The only time I have issues with SK is when his girl friend
Anita comes to see him and they spend time closeted in his bedroom.
But other than that, no complaints!
Spring 1990, Virginia Highlands
Dona introduces me to Shakespeare, Mozart and Bach. Music
always keeps playing in her house, even in her absence. As soon as you enter
her house you are greeted by symphony no 9 of Beethoven of Mozart or Atlanta
Symphony Orchestra playing Bernstein’s. She is a fan of Jimmy Carter and is a
member of Jimmy Carter Center of Peace and many other such organizations.
My horizons are expanding. I used to think Ghalib, Sahir and
Harivansh Rai to to be the ultimate of literature and art, now new names populating
my head.
Spring 1990, GA Tech
For some weeks now, I ma having this light headache and a
feeling of nausea 24x7. I have trouble walking straight. SK says it is nothing;
it is just in “my head!” Dona takes me more seriously and sends me to her
neurologist frnd for a brain check up. All is well there. But the condition
persists.
One day I am lying on my bed thinking about my life script. The script that I wrote for myself was
different than what I am living. My script had a 2 years stay and a degree from
America. India is my Karma Bhumi. Who wrote these scenes and why? And now am
pulled in different directions. On one hand
I have this great country with unlimited options and freedom to achieve any
heights. On the other hand I have unanswered question and a vacuum. On one hand I have this beautiful Blondie who
wants to be my partner…. On the other hand….

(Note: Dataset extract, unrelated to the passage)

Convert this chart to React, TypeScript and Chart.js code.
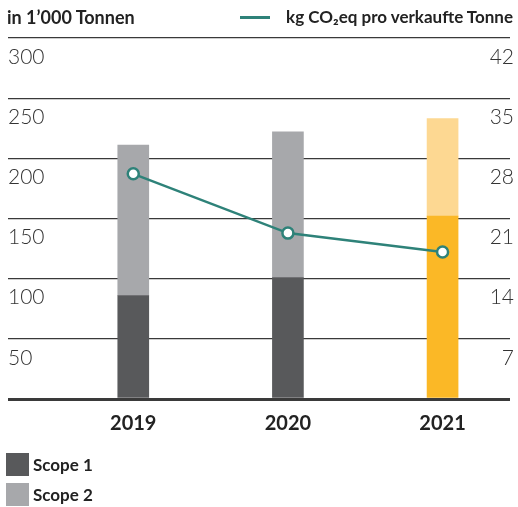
import React, { useEffect, useRef } from "react";
import { Chart, registerables } from "chart.js";

Chart.register(...registerables);

const years = ["2019", "2020", "2021"];
const scope1 = [86, 101, 152];
const scope2 = [125, 121, 81];
const kgPerTonne = [26.2, 19.3, 17.1];
const leftTicks = [0, 50, 100, 150, 200, 250, 300];
const rightTicks = [0, 7, 14, 21, 28, 35, 42];

const DARK = "#58595b";
const LIGHT = "#a7a8ab";
const ORANGE = "#fbb826";
const ORANGE_LIGHT = "#fdd892";
const TEAL = "#2e8279";
const FONT = "Lato, 'Open Sans', sans-serif";

export default function App() {
  const ref = useRef<HTMLCanvasElement | null>(null);

  useEffect(() => {
    document.body.style.margin = "0";
    const canvas = ref.current;
    if (!canvas) return;
    const chart = new Chart(canvas, {
      type: "bar",
      data: {
        datasets: [
          {
            type: "line",
            label: "kg CO2eq pro verkaufte Tonne",
            data: kgPerTonne.map((v, i) => ({ x: i, y: v })),
            yAxisID: "y2",
            borderColor: TEAL,
            borderWidth: 2.5,
            pointRadius: 5.5,
            pointBorderWidth: 2.5,
            pointBackgroundColor: "#ffffff",
            pointBorderColor: TEAL,
            order: 0,
          } as any,
          {
            label: "Scope 1",
            data: scope1.map((v, i) => ({ x: i, y: v })),
            yAxisID: "y",
            backgroundColor: years.map((y) => (y === "2021" ? ORANGE : DARK)),
            barThickness: 31,
            order: 1,
          },
          {
            label: "Scope 2",
            data: scope2.map((v, i) => ({ x: i, y: v })),
            yAxisID: "y",
            backgroundColor: years.map((y) => (y === "2021" ? ORANGE_LIGHT : LIGHT)),
            barThickness: 31,
            order: 2,
          },
        ],
      },
      options: {
        animation: false,
        responsive: false,
        devicePixelRatio: 1,
        layout: { padding: { top: 38, left: 7, right: 1, bottom: 0 } },
        plugins: { legend: { display: false }, tooltip: { enabled: false } },
        scales: {
          x: {
            type: "linear",
            stacked: true,
            offset: false,
            min: -0.81,
            max: 2.436,
            grid: { display: false },
            border: { display: false },
            afterFit: (s: any) => {
              s.height = 108;
              s.paddingLeft = 0;
              s.paddingRight = 0;
            },
            afterBuildTicks: (s: any) => {
              s.ticks = years.map((_, i) => ({ value: i }));
            },
            ticks: {
              padding: 5,
              color: "#222",
              font: { family: FONT, size: 20, weight: "bold" },
              callback: (v: any) => years[Number(v)] ?? "",
            },
          },
          y: {
            type: "linear",
            position: "left",
            stacked: true,
            min: 0,
            max: 300,
            afterFit: (s: any) => {
              s.width = 0;
            },
            afterBuildTicks: (s: any) => {
              s.ticks = leftTicks.map((v) => ({ value: v }));
            },
            border: { display: false },
            grid: {
              drawTicks: false,
              color: "#3a3a3a",
              lineWidth: (c: any) => (c.tick && c.tick.value === 0 ? 3 : 1.3),
            },
            ticks: {
              mirror: true,
              padding: 0,
              labelOffset: 19,
              color: "#333",
              font: { family: FONT, size: 21, weight: "300" },
              callback: (v: any) => (Number(v) === 0 ? "" : String(v)),
            },
          },
          y2: {
            type: "linear",
            position: "right",
            min: 0,
            max: 42,
            afterFit: (s: any) => {
              s.width = 0;
            },
            afterBuildTicks: (s: any) => {
              s.ticks = rightTicks.map((v) => ({ value: v }));
            },
            border: { display: false },
            grid: { display: false, drawTicks: false },
            ticks: {
              mirror: true,
              padding: 4,
              labelOffset: 19,
              color: "#333",
              font: { family: FONT, size: 21, weight: "300" },
              callback: (v: any) => (Number(v) === 0 ? "" : String(v)),
            },
          },
        },
      },
    });
    return () => chart.destroy();
  }, []);

  const headStyle: React.CSSProperties = {
    position: "absolute",
    top: 6,
    fontFamily: FONT,
    fontWeight: 700,
    lineHeight: "22px",
    color: "#222",
    whiteSpace: "nowrap",
  };
  const legText: React.CSSProperties = {
    position: "absolute",
    left: 33,
    fontFamily: FONT,
    fontWeight: 700,
    fontSize: 17,
    lineHeight: "23px",
    color: "#222",
    whiteSpace: "nowrap",
  };

  return (
    <div style={{ position: "relative", width: 518, height: 507, overflow: "hidden", background: "#fff" }}>
      <canvas ref={ref} width={518} height={507} style={{ position: "absolute", left: 0, top: 0 }} />
      <div style={{ ...headStyle, left: 7, fontSize: 18 }}>in 1’000 Tonnen</div>
      <div style={{ position: "absolute", left: 240, top: 16, width: 30, height: 3, background: TEAL }} />
      <div style={{ ...headStyle, right: 5, fontSize: 17 }}>kg CO₂eq pro verkaufte Tonne</div>
      <div style={{ position: "absolute", left: 6, top: 453, width: 23, height: 23, background: DARK }} />
      <div style={{ ...legText, top: 453 }}>Scope 1</div>
      <div style={{ position: "absolute", left: 6, top: 483, width: 23, height: 23, background: LIGHT }} />
      <div style={{ ...legText, top: 483 }}>Scope 2</div>
    </div>
  );
}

Whenever SK finds me lying on my bed looking in the sky with
some crappy sad Hindi song playing in the background, he would not leave me
alone.
One day he comes home early and finds me in that state.
“Lets go shopping”
“Nahi jana”
We get down at Lindberg MARTA station. As soon as we come out SK wants to go to the loo.
“Gas station main janaa”
“Nahi, they are dirty. Lets go to Cheetah 3” – SK pointing
to a nude club right next to the station.
“Pagal hai. Nahi.”
“Yaar Ek minute lagegga. Tu mat janaa ..main foran aa
jaoongaa”
“Nahi mujhe nahi janaa”
As soon as we reach Cheetah 3, SK buys two entrance tickets
for 16 dollars.
“Arre, kiya kar raah hai?”
“Chalnaa Yaar, please, 16 dollar waste ho jayenge” SK pulls
me by my hand with a mischievous smile.
Khuda Ki Panaha, is what came to my mind as soon as we enter
the club. I have the poetry in my genes and we poets like things “hidden!” We are more prone to fall for a pair of eyes
or hands or hair but to see this brazen display of human body parts was too
much to handle. But I am supposed to be
a man and running away at this time would amount to be being a sissy. I am a
fighter and not a sissy…so I don’t run back to the door.

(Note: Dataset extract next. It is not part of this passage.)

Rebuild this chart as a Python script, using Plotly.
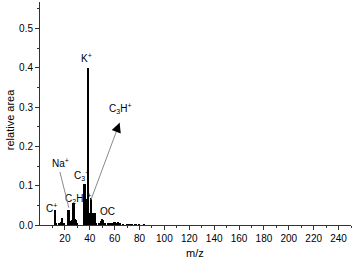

SK is enjoying the tamasha. He is stuffing 5-dollar bills in
the stocking of these dancers. Stockings are all they are wearing. He gives me
a bill too, but I refuse to stick it in her stockings. A dancer comes down the
pole and approaches me for money. I am embarrassed. All eyes are following her.
She gets closer. My heart stops. I feel a sudden 2000-degree heat next to me. I
hand over the money as she goes away. The entire exercise takes 30 seconds or
less, for me it felt longer. SK laughs at my discomfort.
To keep myself busy I start noticing things and people. Till
my eyes set on a Queen Rania or a look alike of Queen Rania, who is sitting
with her frnds on the table next t ours. She smiles. I smile back. She looks
khandaani. She too is like me – and does not belong here. I think.
I get distracted for a few minutes as SK whispers something
in my ears.
“Who dekh, who abhi apne paas bathi thi na”
“OMG”
That was Queen Rania look like. She was coming on stage and
removing whatever worldly possessions she had in front of the crowd.
I run out of the Club. SK follows.
“Dard Kaisa hai ab? Chakkar aa rahe hain?”
“Dard badh gyaa hai. Chakkr bhi. Ab kiya kareneg ye bol?”
We laugh.
PS: A few years
later, Cheetah 3 filed for bankruptcy. A church bought it. I read it that they
kept the entire setup as is. They did not even remove the “poles”.
Even though Cheetah 3 changed hands from Godless people to
God fearing ones, the “worship” still goes on – this time to a different God!